**Instructions for the task:**
Locate and copy all lines bearing the word "with".

**Data to use:**
···

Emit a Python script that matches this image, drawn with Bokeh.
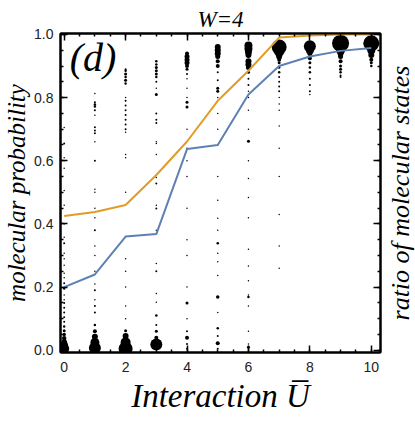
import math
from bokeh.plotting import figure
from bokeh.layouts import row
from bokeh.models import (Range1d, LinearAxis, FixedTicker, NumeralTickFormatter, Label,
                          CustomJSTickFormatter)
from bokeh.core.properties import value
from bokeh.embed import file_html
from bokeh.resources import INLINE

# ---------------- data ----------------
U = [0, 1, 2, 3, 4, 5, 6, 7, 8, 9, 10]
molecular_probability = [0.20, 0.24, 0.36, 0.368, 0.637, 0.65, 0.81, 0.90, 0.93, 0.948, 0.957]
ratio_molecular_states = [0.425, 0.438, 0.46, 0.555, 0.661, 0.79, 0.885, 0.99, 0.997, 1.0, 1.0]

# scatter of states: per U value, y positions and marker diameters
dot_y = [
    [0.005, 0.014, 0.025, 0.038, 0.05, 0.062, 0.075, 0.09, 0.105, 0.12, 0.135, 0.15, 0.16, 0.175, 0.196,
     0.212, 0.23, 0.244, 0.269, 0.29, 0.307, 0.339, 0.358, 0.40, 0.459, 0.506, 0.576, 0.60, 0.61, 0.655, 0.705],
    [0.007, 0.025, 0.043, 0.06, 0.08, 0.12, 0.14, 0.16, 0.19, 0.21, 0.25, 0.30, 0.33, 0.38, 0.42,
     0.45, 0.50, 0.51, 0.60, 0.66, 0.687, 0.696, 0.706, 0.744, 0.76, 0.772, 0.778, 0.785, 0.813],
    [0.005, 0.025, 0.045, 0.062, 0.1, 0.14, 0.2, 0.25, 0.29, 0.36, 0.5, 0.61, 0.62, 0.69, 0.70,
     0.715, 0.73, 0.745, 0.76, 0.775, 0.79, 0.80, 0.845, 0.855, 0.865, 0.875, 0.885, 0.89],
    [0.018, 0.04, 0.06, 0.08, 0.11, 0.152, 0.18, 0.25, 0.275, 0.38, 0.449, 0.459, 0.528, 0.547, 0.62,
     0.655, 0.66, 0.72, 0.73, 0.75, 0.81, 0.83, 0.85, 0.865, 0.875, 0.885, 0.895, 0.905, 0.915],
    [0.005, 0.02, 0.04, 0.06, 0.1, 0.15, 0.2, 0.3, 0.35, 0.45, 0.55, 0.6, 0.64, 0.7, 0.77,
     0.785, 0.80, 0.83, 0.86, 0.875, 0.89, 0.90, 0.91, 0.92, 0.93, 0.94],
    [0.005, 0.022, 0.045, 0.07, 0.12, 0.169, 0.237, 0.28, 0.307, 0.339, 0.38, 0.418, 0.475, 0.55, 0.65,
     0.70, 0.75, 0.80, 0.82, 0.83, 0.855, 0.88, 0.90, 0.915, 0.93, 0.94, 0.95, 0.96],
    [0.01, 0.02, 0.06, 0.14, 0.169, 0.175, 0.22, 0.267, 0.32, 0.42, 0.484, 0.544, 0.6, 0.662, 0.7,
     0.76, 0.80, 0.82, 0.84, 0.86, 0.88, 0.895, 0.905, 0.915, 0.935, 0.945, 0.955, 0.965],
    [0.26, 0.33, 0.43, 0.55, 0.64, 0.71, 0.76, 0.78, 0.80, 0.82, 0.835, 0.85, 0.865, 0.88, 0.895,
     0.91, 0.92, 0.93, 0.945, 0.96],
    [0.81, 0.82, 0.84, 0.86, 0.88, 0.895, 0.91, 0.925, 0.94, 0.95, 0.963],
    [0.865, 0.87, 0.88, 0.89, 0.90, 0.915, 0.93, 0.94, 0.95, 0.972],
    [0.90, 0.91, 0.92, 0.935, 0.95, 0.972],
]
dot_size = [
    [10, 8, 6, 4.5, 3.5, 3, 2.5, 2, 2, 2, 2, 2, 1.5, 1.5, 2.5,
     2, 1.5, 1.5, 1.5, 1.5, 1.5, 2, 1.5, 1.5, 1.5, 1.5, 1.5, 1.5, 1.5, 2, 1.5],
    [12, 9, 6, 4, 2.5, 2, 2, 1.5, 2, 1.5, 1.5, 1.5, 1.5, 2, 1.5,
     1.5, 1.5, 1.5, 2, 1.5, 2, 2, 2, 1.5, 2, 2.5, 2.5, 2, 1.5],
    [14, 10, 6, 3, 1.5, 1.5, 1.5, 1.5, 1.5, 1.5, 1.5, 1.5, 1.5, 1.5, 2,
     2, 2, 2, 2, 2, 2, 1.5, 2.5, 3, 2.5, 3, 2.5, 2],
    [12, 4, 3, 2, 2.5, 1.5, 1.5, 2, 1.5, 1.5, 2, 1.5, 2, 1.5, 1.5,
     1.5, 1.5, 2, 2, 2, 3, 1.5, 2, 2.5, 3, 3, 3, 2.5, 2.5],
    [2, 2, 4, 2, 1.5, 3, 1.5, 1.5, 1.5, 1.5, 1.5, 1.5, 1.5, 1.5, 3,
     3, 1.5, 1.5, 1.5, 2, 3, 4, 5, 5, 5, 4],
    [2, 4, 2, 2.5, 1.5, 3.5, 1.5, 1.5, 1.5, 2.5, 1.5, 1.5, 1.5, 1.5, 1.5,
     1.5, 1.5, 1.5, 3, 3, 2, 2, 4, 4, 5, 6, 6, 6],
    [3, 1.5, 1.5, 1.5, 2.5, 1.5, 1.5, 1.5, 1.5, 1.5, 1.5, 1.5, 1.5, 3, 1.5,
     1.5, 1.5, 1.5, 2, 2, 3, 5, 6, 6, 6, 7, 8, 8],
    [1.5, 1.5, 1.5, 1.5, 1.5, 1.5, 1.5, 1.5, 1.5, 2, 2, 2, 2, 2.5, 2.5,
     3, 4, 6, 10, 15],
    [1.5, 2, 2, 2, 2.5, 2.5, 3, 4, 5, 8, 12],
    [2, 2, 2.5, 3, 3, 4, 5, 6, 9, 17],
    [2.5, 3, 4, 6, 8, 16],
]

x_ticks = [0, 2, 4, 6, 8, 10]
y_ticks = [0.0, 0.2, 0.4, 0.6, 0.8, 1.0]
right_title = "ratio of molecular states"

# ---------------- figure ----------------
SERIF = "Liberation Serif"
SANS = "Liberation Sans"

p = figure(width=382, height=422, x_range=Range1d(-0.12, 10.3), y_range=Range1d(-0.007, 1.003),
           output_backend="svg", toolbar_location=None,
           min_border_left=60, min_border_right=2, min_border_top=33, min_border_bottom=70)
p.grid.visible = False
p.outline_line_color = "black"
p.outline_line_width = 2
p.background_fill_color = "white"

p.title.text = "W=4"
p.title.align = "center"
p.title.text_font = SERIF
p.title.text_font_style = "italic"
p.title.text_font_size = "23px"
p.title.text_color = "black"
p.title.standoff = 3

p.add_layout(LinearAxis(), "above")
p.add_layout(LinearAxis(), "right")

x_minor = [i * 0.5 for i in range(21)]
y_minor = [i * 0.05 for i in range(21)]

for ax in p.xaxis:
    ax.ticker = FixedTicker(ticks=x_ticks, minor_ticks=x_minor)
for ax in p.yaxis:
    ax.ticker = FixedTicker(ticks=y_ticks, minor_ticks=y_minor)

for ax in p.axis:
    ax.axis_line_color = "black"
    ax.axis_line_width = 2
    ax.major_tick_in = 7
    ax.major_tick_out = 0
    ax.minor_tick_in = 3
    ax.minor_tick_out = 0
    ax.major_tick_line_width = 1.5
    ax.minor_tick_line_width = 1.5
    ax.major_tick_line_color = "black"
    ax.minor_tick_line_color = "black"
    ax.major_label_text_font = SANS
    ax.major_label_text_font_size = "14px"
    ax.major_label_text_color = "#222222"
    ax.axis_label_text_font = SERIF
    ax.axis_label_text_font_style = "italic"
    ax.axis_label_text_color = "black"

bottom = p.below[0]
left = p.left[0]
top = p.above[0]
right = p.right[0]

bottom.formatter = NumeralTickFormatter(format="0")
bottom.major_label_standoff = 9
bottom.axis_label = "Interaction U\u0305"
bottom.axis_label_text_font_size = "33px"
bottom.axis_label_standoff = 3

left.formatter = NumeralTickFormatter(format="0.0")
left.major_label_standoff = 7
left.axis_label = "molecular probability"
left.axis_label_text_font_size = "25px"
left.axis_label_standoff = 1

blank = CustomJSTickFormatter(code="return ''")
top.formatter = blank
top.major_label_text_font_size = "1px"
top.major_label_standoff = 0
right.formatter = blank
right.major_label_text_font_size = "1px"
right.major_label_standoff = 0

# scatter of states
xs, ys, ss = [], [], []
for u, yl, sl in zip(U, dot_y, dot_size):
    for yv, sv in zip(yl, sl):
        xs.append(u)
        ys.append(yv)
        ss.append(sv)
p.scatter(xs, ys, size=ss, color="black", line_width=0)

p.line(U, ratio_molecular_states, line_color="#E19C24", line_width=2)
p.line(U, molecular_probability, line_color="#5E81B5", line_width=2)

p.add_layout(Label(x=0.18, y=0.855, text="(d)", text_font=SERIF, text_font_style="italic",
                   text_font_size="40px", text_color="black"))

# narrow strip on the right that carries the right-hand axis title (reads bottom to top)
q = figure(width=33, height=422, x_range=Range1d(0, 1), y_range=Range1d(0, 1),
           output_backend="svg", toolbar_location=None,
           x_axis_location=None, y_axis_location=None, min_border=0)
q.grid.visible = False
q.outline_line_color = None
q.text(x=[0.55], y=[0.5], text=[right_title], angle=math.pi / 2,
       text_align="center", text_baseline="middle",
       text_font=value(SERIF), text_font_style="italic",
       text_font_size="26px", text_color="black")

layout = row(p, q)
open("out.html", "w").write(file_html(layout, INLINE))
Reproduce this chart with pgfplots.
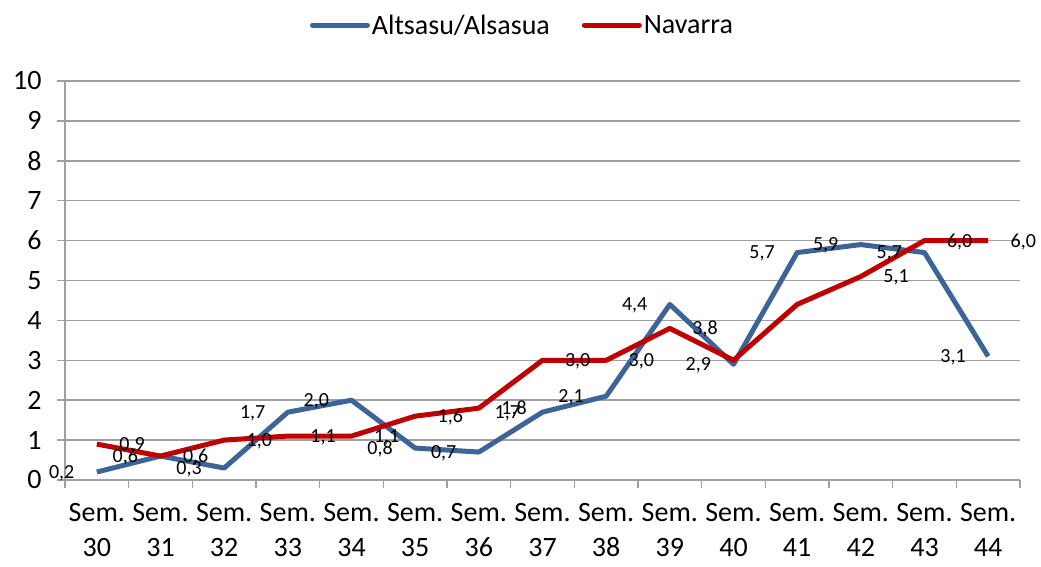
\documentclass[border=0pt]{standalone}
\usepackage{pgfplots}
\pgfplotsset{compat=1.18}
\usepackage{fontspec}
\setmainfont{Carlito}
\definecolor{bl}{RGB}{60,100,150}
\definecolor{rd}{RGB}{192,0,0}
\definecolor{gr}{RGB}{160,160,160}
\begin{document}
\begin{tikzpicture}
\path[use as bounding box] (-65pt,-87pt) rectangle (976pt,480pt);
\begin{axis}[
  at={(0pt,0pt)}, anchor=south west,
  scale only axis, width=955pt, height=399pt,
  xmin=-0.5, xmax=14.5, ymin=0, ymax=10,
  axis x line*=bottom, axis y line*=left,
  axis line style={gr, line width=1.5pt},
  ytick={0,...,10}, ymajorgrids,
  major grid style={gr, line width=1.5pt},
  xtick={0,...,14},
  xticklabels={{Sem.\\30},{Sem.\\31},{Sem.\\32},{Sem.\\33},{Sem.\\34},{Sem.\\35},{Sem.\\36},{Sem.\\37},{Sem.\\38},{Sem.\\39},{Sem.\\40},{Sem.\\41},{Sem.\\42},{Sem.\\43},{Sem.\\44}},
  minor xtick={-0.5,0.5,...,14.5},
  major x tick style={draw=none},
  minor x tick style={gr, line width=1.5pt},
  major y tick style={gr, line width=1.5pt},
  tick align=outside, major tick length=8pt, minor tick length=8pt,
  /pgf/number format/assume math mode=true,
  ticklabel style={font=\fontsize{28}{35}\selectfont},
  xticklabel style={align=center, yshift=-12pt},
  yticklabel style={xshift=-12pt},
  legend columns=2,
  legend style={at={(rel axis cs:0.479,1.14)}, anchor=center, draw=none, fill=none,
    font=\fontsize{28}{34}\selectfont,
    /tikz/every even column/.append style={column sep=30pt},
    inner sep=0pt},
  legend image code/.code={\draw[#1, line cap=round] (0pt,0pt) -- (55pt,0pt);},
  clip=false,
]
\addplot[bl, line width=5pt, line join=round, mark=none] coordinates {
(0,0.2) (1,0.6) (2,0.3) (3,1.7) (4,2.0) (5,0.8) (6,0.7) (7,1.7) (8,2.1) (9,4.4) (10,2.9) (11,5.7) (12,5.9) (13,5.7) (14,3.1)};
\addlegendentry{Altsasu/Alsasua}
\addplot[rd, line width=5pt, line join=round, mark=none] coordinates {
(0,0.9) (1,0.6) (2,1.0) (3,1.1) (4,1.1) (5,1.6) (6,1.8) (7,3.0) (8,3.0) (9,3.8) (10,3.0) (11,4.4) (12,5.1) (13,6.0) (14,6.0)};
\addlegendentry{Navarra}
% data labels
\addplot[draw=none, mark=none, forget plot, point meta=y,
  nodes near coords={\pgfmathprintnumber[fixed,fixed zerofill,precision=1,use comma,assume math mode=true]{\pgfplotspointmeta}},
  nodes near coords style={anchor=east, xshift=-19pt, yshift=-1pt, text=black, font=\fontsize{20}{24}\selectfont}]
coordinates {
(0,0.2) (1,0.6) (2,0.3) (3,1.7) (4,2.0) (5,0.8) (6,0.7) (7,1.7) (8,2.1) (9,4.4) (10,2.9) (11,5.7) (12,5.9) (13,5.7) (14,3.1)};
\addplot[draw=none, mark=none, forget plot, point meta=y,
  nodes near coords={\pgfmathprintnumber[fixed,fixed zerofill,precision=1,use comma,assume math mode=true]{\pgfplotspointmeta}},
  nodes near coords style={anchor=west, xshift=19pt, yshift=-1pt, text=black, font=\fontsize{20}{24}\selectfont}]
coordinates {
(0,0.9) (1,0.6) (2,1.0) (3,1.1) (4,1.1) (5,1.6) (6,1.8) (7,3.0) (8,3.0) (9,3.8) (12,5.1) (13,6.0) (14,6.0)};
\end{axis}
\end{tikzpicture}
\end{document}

···

**Response to the task:**
Emit a Python script that matches this image, drawn with Bokeh.
Reproduce this chart with pgfplots.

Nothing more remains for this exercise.